Effects of Counterion Mobility, Surface Morphology, and Charge Screening on the Electron-Transfer Rates of Porphyrin Monolayers
By Jiao, Jieying; Nordlund, Eric; Lindsey, Jonathan S. & Bocian, David F.
Published in The Journal of Physical Chemistry C
2008
Abstract
The standard electron-transfer rate constants (k0) for the oxidation of porphyrin monolayers are reported for a number of solvent/electrolyte systems and electroactive surfaces. The goal is to explain the inverse correlation between the electron-transfer rates and the porphyrin surface concentration (Roth et al., J. Phys. Chem. B 2002, 106, 8639-8648). Each porphyrin is a zinc chelate and contains three meso-mesityl groups and a benzyl alcohol or benzyl thiol for surface attachment.
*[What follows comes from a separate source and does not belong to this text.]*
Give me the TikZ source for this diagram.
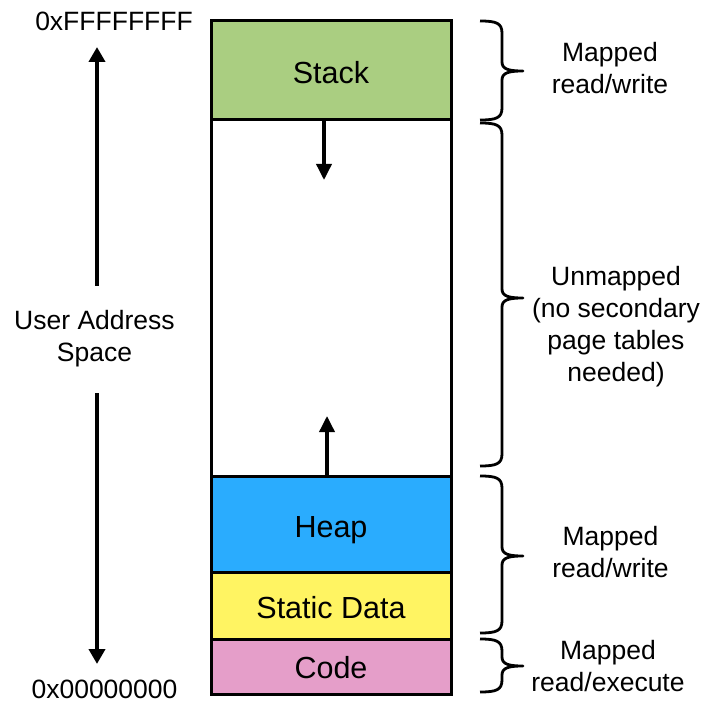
\documentclass[tikz,border=0pt]{standalone}
\usepackage{fontspec}
\setmainfont{Liberation Sans}
\usetikzlibrary{arrows.meta}

% right-hand curly brace spanning #1..#2 with its point at #3
\newcommand{\spanbrace}[3]{%
  \draw[spanline] (480,#1) .. controls (496,#1) and (502,#1+2) .. (502,#1+12)
    -- (502,#3-9) .. controls (502,#3-2) and (508,#3) .. (523,#3)
    .. controls (508,#3) and (502,#3+2) .. (502,#3+9)
    -- (502,#2-12) .. controls (502,#2-2) and (496,#2) .. (480,#2);}

\begin{document}
\begin{tikzpicture}[x=1pt,y=-1pt,
  seg/.style={rectangle, draw=black, line width=3pt, minimum width=240pt,
    inner sep=0pt, outer sep=0pt},
  seglabel/.style={font=\fontsize{30.5}{36}\selectfont, anchor=base},
  side/.style={font=\fontsize{26.5}{32}\selectfont, align=center},
  addr/.style={font=\fontsize{26.5}{32}\selectfont, anchor=base},
  growth/.style={line width=3.5pt, -{Triangle[length=16pt,width=15pt]}},
  axis/.style={line width=4pt, -{Triangle[length=15pt,width=16pt]}},
  spanline/.style={line width=2.8pt, line join=round}]
\useasboundingbox (0,0) rectangle (704,703);
\definecolor{stackgreen}{HTML}{AACE81}
\definecolor{heapblue}{HTML}{2AACFE}
\definecolor{datayellow}{HTML}{FFF462}
\definecolor{codepink}{HTML}{E59EC9}

% memory segments, top to bottom
\node[seg, fill=white, minimum height=356pt] (free) at (331,298) {};
\node[seg, fill=stackgreen, minimum height=99pt] (stack) at (331,70.5) {};
\node[seg, fill=heapblue, minimum height=96pt] (heap) at (331,524) {};
\node[seg, fill=datayellow, minimum height=67pt] (data) at (331,605.5) {};
\node[seg, fill=codepink, minimum height=55pt] (code) at (331,666.5) {};

\node[seglabel] (stacktxt) at (331,84) {Stack};
\node[seglabel] (heaptxt) at (331,537) {Heap};
\node[seglabel] (datatxt) at (331,618) {Static Data};
\node[seglabel] (codetxt) at (331,678) {Code};

% growth directions of stack and heap
\coordinate (stackdown) at (324,180);
\coordinate (heapup) at (327,416);
\draw[growth] (stack.south -| stackdown) -- (stackdown);
\draw[growth] (heap.north -| heapup) -- (heapup);

% address axis
\node[addr] (hi) at (114,31) {0xFFFFFFFF};
\node[addr] (lo) at (104.5,698.5) {0x00000000};
\node[side] (uas) at (94.5,338.5) {User Address\\Space};
\coordinate (hitail) at (97,286);
\coordinate (hitip) at (97,47);
\coordinate (lotail) at (97,393);
\coordinate (lotip) at (97,664);
\draw[axis] (hitail) -- (hitip);
\draw[axis] (lotail) -- (lotip);

% mapping braces
\spanbrace{21}{120}{71}
\spanbrace{123}{466}{298}
\spanbrace{476}{633}{556}
\spanbrace{639}{692}{666}

\node[side] (m1) at (610,68.5) {Mapped\\read/write};
\node[side] (um) at (616,326.5) {Unmapped\\(no secondary\\page tables\\needed)};
\node[side] (m2) at (610.5,552.5) {Mapped\\read/write};
\node[side] (m3) at (608,666) {Mapped\\read/execute};
\end{tikzpicture}
\end{document}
The solvent/electrolyte systems include (i) the organic solvent propylene carbonate containing electrolytes with a common cation and anions of different size/mobility (PF6-, ClO4-, and Cl-) and (ii) neat ionic liquids with a common cation and anions of different size/mobility [(CF3SO2)2N- and (NC)2N-]. The substrates include Si(100), Au(111), and TiN. The k0 values observed using electrolytes with PF6-, ClO4-, and (CF3SO2)2N- counterions are similar to one another, whereas those observed using electrolytes Cl- and (NC)2N- counterions are 2-5 times faster. The faster rates for the latter anions are attributed to their smaller size/higher mobility. The k0 values observed for monolayers on Si(100) and Au(111) are similar to one another; the k0 values for monolayers on TiN are ∼5-fold faster. The faster rates for the TiN substrate are attributed to a rougher surface morphology (as determined via atomic force microscopy measurements) which results in an actual surface concentration that is lower than the concentration based on the geometrical area of a planar substrate. The k0 values determined for mixed monolayers where the electroactive porphyrin is co-deposited with an electroinactive porphyrin are dependent only on the concentration of the redox-active species, not on the total porphyrin concentration. This behavior is consistent with space-charge effects being the principal determinant of the inverse correlation between the electron-transfer rates and the porphyrin surface concentration. The space charge effects can be mitigated, but not eliminated, by using smaller, more mobile counterions and rougher surfaces.